## The problem
Copy out the listing that follows, exactly, without its pictures.
[BEGIN Dataset extract]
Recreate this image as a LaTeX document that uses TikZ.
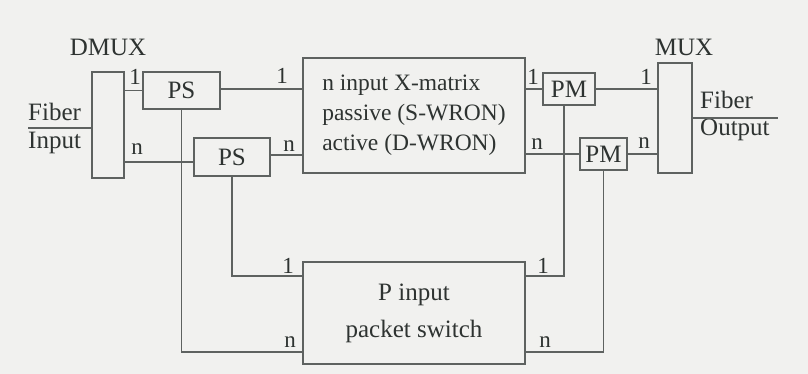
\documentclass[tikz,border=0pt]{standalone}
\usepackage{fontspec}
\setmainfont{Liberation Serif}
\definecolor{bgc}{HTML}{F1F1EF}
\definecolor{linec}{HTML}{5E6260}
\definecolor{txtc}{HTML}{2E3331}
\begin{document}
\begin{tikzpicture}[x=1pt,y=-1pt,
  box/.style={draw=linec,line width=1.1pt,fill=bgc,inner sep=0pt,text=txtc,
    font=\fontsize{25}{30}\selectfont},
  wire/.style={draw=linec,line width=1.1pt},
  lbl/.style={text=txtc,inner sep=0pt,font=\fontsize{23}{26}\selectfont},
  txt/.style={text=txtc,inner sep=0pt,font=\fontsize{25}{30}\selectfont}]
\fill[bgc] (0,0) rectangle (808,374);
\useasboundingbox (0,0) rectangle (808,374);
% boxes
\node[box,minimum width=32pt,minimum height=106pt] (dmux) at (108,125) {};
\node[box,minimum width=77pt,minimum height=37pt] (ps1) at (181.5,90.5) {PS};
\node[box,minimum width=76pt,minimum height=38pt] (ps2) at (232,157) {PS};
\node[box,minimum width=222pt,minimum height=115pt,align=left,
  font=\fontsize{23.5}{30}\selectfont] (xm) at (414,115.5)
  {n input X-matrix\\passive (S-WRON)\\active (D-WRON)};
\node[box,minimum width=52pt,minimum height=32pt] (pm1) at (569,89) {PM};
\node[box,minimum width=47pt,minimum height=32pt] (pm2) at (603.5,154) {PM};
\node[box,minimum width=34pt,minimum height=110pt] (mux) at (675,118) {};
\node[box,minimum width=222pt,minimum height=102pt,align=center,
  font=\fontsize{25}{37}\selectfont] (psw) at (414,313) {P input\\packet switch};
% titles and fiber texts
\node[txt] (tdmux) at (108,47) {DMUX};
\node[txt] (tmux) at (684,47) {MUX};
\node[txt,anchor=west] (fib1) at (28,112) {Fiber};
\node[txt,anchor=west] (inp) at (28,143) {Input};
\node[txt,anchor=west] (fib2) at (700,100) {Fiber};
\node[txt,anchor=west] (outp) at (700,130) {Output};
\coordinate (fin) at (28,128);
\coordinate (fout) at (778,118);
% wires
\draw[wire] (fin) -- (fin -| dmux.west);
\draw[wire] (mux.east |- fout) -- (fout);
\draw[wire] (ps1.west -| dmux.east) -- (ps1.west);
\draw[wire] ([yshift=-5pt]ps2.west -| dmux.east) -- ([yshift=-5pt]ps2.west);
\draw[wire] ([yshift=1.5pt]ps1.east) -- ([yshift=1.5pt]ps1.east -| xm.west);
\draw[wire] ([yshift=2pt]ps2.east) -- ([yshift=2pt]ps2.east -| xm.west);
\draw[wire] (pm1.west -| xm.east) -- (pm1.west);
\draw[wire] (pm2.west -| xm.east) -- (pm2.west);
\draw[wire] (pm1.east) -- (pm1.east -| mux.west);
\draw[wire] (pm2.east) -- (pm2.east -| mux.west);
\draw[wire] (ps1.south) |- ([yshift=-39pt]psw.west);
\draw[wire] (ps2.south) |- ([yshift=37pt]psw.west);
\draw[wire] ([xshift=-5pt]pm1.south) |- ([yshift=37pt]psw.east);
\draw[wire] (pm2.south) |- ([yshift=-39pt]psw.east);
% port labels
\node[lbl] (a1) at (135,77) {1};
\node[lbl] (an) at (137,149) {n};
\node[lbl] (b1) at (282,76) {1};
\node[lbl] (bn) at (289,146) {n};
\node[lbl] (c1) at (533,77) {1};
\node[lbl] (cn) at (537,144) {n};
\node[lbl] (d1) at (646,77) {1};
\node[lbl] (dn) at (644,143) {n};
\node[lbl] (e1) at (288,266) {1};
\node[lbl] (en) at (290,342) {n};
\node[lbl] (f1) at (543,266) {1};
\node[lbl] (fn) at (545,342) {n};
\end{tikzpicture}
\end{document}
[END Dataset extract]
## Response
Recreate this image as a LaTeX document that uses TikZ.
\documentclass[tikz,border=0pt]{standalone}
\usepackage{fontspec}
\setmainfont{Liberation Serif}
\definecolor{bgc}{HTML}{F1F1EF}
\definecolor{linec}{HTML}{5E6260}
\definecolor{txtc}{HTML}{2E3331}
\begin{document}
\begin{tikzpicture}[x=1pt,y=-1pt,
  box/.style={draw=linec,line width=1.1pt,fill=bgc,inner sep=0pt,text=txtc,
    font=\fontsize{25}{30}\selectfont},
  wire/.style={draw=linec,line width=1.1pt},
  lbl/.style={text=txtc,inner sep=0pt,font=\fontsize{23}{26}\selectfont},
  txt/.style={text=txtc,inner sep=0pt,font=\fontsize{25}{30}\selectfont}]
\fill[bgc] (0,0) rectangle (808,374);
\useasboundingbox (0,0) rectangle (808,374);
% boxes
\node[box,minimum width=32pt,minimum height=106pt] (dmux) at (108,125) {};
\node[box,minimum width=77pt,minimum height=37pt] (ps1) at (181.5,90.5) {PS};
\node[box,minimum width=76pt,minimum height=38pt] (ps2) at (232,157) {PS};
\node[box,minimum width=222pt,minimum height=115pt,align=left,
  font=\fontsize{23.5}{30}\selectfont] (xm) at (414,115.5)
  {n input X-matrix\\passive (S-WRON)\\active (D-WRON)};
\node[box,minimum width=52pt,minimum height=32pt] (pm1) at (569,89) {PM};
\node[box,minimum width=47pt,minimum height=32pt] (pm2) at (603.5,154) {PM};
\node[box,minimum width=34pt,minimum height=110pt] (mux) at (675,118) {};
\node[box,minimum width=222pt,minimum height=102pt,align=center,
  font=\fontsize{25}{37}\selectfont] (psw) at (414,313) {P input\\packet switch};
% titles and fiber texts
\node[txt] (tdmux) at (108,47) {DMUX};
\node[txt] (tmux) at (684,47) {MUX};
\node[txt,anchor=west] (fib1) at (28,112) {Fiber};
\node[txt,anchor=west] (inp) at (28,143) {Input};
\node[txt,anchor=west] (fib2) at (700,100) {Fiber};
\node[txt,anchor=west] (outp) at (700,130) {Output};
\coordinate (fin) at (28,128);
\coordinate (fout) at (778,118);
% wires
\draw[wire] (fin) -- (fin -| dmux.west);
\draw[wire] (mux.east |- fout) -- (fout);
\draw[wire] (ps1.west -| dmux.east) -- (ps1.west);
\draw[wire] ([yshift=-5pt]ps2.west -| dmux.east) -- ([yshift=-5pt]ps2.west);
\draw[wire] ([yshift=1.5pt]ps1.east) -- ([yshift=1.5pt]ps1.east -| xm.west);
\draw[wire] ([yshift=2pt]ps2.east) -- ([yshift=2pt]ps2.east -| xm.west);
\draw[wire] (pm1.west -| xm.east) -- (pm1.west);
\draw[wire] (pm2.west -| xm.east) -- (pm2.west);
\draw[wire] (pm1.east) -- (pm1.east -| mux.west);
\draw[wire] (pm2.east) -- (pm2.east -| mux.west);
\draw[wire] (ps1.south) |- ([yshift=-39pt]psw.west);
\draw[wire] (ps2.south) |- ([yshift=37pt]psw.west);
\draw[wire] ([xshift=-5pt]pm1.south) |- ([yshift=37pt]psw.east);
\draw[wire] (pm2.south) |- ([yshift=-39pt]psw.east);
% port labels
\node[lbl] (a1) at (135,77) {1};
\node[lbl] (an) at (137,149) {n};
\node[lbl] (b1) at (282,76) {1};
\node[lbl] (bn) at (289,146) {n};
\node[lbl] (c1) at (533,77) {1};
\node[lbl] (cn) at (537,144) {n};
\node[lbl] (d1) at (646,77) {1};
\node[lbl] (dn) at (644,143) {n};
\node[lbl] (e1) at (288,266) {1};
\node[lbl] (en) at (290,342) {n};
\node[lbl] (f1) at (543,266) {1};
\node[lbl] (fn) at (545,342) {n};
\end{tikzpicture}
\end{document}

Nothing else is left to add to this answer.